Would you quote every entry exactly, dropping only the pictures?
= = = = = = =
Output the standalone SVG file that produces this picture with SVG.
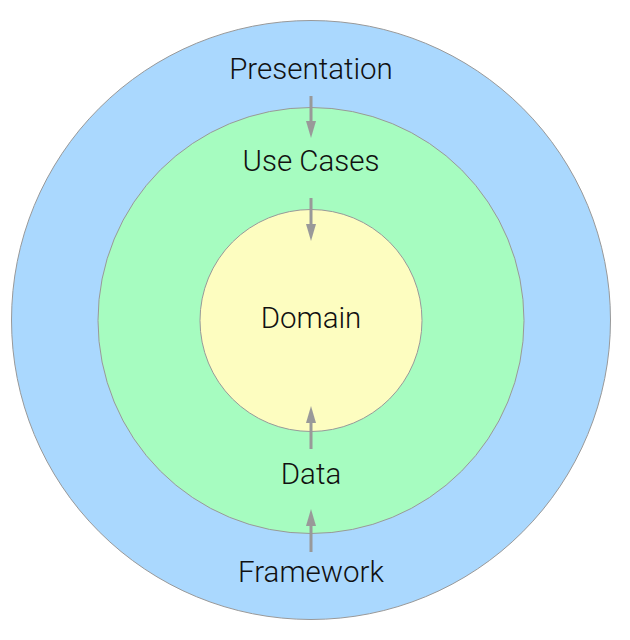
<svg xmlns="http://www.w3.org/2000/svg" width="630" height="640" viewBox="0 0 630 640">
<style>
.ring{stroke:#999;stroke-width:1}
.lbl{font-family:Roboto,"Liberation Sans",sans-serif;font-weight:300;font-size:29.5px;fill:#111;text-anchor:middle}
.arr{stroke:#999;stroke-width:3;fill:none;marker-end:url(#ah)}
</style>
<defs>
<marker id="ah" markerUnits="userSpaceOnUse" markerWidth="17" markerHeight="10" refX="0" refY="5" orient="auto" viewBox="0 0 17 10">
<path d="M0,0 L17,5 L0,10 Z" fill="#999"/>
</marker>
</defs>
<rect width="630" height="640" fill="#fff"/>
<g id="framework-ring"><circle class="ring" cx="311" cy="320" r="299.5" fill="#aad8fe"/></g>
<g id="usecases-ring"><circle class="ring" cx="311" cy="320.5" r="213" fill="#a6fcc0"/></g>
<g id="domain-node"><circle class="ring" cx="311" cy="320.5" r="111" fill="#fdfdc0"/><text class="lbl" x="311" y="328">Domain</text></g>
<g id="presentation-node"><text class="lbl" x="311" y="79">Presentation</text></g>
<g id="usecases-node"><text class="lbl" x="311" y="171">Use Cases</text></g>
<g id="data-node"><text class="lbl" x="311" y="484">Data</text></g>
<g id="framework-node"><text class="lbl" x="311" y="582">Framework</text></g>
<g id="connectors">
<line class="arr" x1="311" y1="96" x2="311" y2="121"/>
<line class="arr" x1="311" y1="198" x2="311" y2="224"/>
<line class="arr" x1="311" y1="449" x2="311" y2="423"/>
<line class="arr" x1="311" y1="552" x2="311" y2="526"/>
</g>
</svg>
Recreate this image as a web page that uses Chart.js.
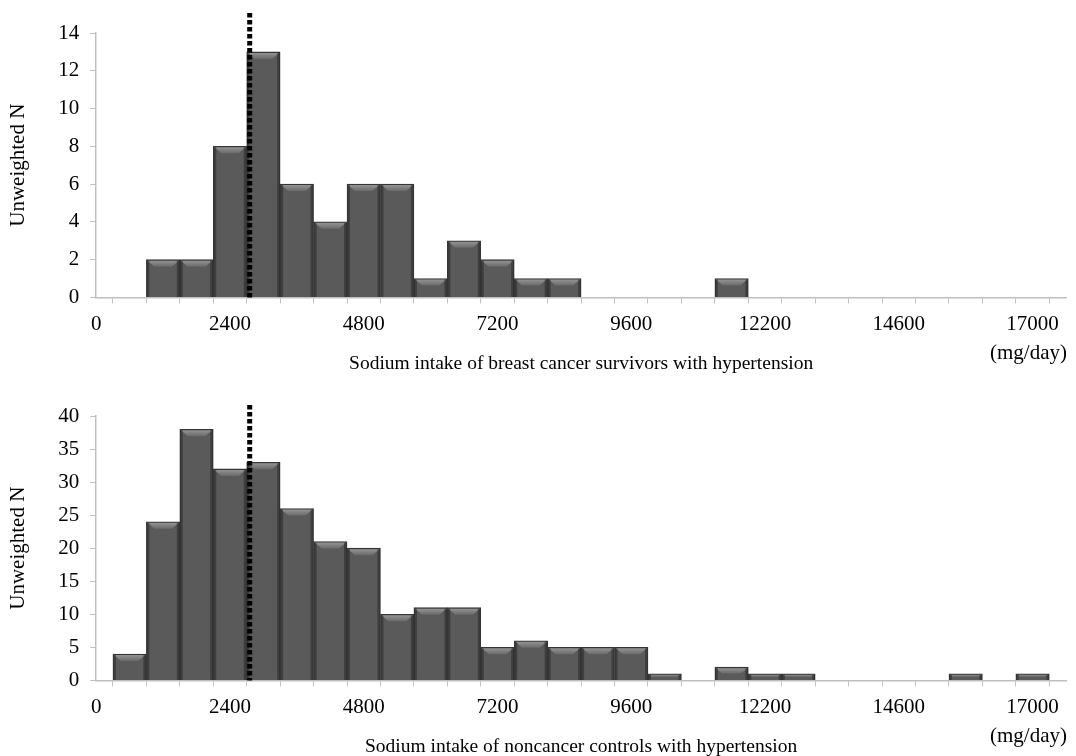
= = = = = = =
THE ANSWER:
Output the standalone SVG file that produces this picture with SVG.
<svg xmlns="http://www.w3.org/2000/svg" width="630" height="640" viewBox="0 0 630 640">
<style>
.ring{stroke:#999;stroke-width:1}
.lbl{font-family:Roboto,"Liberation Sans",sans-serif;font-weight:300;font-size:29.5px;fill:#111;text-anchor:middle}
.arr{stroke:#999;stroke-width:3;fill:none;marker-end:url(#ah)}
</style>
<defs>
<marker id="ah" markerUnits="userSpaceOnUse" markerWidth="17" markerHeight="10" refX="0" refY="5" orient="auto" viewBox="0 0 17 10">
<path d="M0,0 L17,5 L0,10 Z" fill="#999"/>
</marker>
</defs>
<rect width="630" height="640" fill="#fff"/>
<g id="framework-ring"><circle class="ring" cx="311" cy="320" r="299.5" fill="#aad8fe"/></g>
<g id="usecases-ring"><circle class="ring" cx="311" cy="320.5" r="213" fill="#a6fcc0"/></g>
<g id="domain-node"><circle class="ring" cx="311" cy="320.5" r="111" fill="#fdfdc0"/><text class="lbl" x="311" y="328">Domain</text></g>
<g id="presentation-node"><text class="lbl" x="311" y="79">Presentation</text></g>
<g id="usecases-node"><text class="lbl" x="311" y="171">Use Cases</text></g>
<g id="data-node"><text class="lbl" x="311" y="484">Data</text></g>
<g id="framework-node"><text class="lbl" x="311" y="582">Framework</text></g>
<g id="connectors">
<line class="arr" x1="311" y1="96" x2="311" y2="121"/>
<line class="arr" x1="311" y1="198" x2="311" y2="224"/>
<line class="arr" x1="311" y1="449" x2="311" y2="423"/>
<line class="arr" x1="311" y1="552" x2="311" y2="526"/>
</g>
</svg>
Recreate this image as a web page that uses Chart.js.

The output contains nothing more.